Michigan Bills: Again Fall Short of Clean Energy Vision

It has been two years and seven substitutes, yet Senate Bills 437 and 438 still fail to deliver on the state’s desire to ensure a clean, affordable, reliable energy future. With multiple Michigan coal plants retiring, we need to plan long term how to meet  future demand, but clean energy options such as energy efficiency and renewable energy can address much of the need, not simply natural gas builds. The decisions the Michigan legislature makes at the close of 2016 can either help or hinder us from reaching that clean energy vision.

As legislation stands, it is unacceptable. Three vital changes needed before even considering passing these bills include changes to the renewable portfolio standard (RPS), energy efficiency (energy waste reduction) standard, and integrated resource planning (IRP).
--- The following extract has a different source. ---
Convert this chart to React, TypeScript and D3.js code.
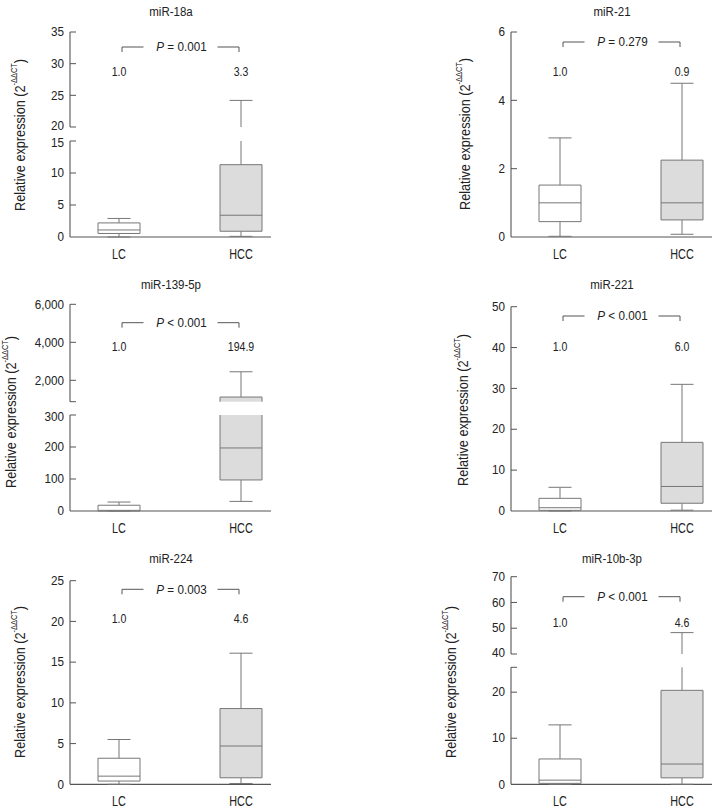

Renewable Portfolio Standard

Originally, the bills sought to kill the 10% renewables by 2015 RPS, but following a large bipartisan push supporting the standard we now have tentative language for 15% renewables by 2021. However, the details matter and without further work Michigan residents will not receive the true benefits that renewable energy can provide.

Needed improvements:

  • That the standard rise to 12.5% by 2019 and 15% by 2021.
  • That not less than 50% of the renewable energy is purchased from independent producers.
  • Requirement that the facility contribute to meeting the local capacity requirements.

Why it matters:

States with RPS’s outperform those without. They are the most successful in driving renewable energy projects especially when coupled with the federal production tax credit which were renewed. Michigan knows this. Renewable energy has provided a number of benefits to Michigan’s residents including over $3 billion in economic development, cleaner air, lower bills, and greater bill stability due to the availability of long-term fixed costs.  Those benefits are directly attributable to the renewable energy resources being built in response to the provisions set forth in the original 2008 RPS. The improvements outlined would help incent utilities to build in the state and not simply fulfill the standard with renewable energy credits from outside the state.


Energy Waste Reduction

Originally, the bills would have killed the standard, but now the language keeps the standard until 2021 and increases incentives for what utilities are already achieving and beyond.

Needed improvements:

  • Increase incentives for energy providers which meet or exceed a reduction in demand of more than 1.5% per year.
  • Continue the energy efficiency programs beyond 2021.
  • Clarify the standard requires an energy provider to reduce energy demand by at least 1% for electricity and 0.75% for natural gas through the life of the programs.
  • Commission shall authorize symmetrical decoupling.

Why it matters:

Energy waste reduction continues to be the least cost method of meeting energy demand. To date, Michigan utilities have been exceeding the current 1% standard, reducing demand by an average of about 1.3% per year, and other states like Illinois are pushing legislation for over 2% annually through 2025.

Regarding decoupling, traditional regulation linked utilities’ financial health directly to increases in electricity use. This proved counterproductive for both utilities and their customers as sales growth declined and energy efficiency opportunities increased. Decoupling removes this disincentive for energy efficiency, but a key feature is symmetry—it must go both ways. If a utility recovers less revenue than regulators authorized – whether due to energy efficiency or another reason – a decoupled utility recovers that lost revenue. But if the utility recovers more revenue than regulators authorized, the utility returns that “found revenue” to customers.

Integrated Resource Plan

Originally, the IRP was championed by Governor Snyder's administration as a robust long term planning process, but now it has been gutted so that it is even weaker than the existing certificate of necessity.

Needed improvements:

  • Go back to IRP that analyzes alternative options including renewable energy and non-generation resources such as energy waste reduction, demand response, transmission, etc
  • Require incorporation of all available cost-effective energy waste reduction.

Why it matters:

The mission of an IRP is to investigate least-cost, least-risk resource mix options to meet future energy needs.  The analysis attempts to figure out what type of investment protects the system from expensive possible futures, without itself being overly expensive. That preferred type of power system is the one that the utility should work to support. 

The Northwest Power and Conservation Council’s IRP is held up as a role model because it does precisely that. Previously their utility resource planning was based on a single forecast of the region’s most likely energy demand. Resources that took 10 to 15 years to build were planned and constructed to that singular, best guess. If the future turned out differently, the region faced the problem of either having underbuilt or overbuilt resources, and the cost of error on either side was enormous. Putting all our eggs in the natural gas basket could be equally costly. That is why maintaining and building off the existing IRP is crucial.

Senate Bills 437 and 438 should not be taken lightly. They touched many complicated topics, endured countless rushed edits, and when all is said and done will trigger immediate impacts. Without the outlined changes, the bill package will not put us in a good position to deliver on a clean, affordable, reliable energy future and should not be supported.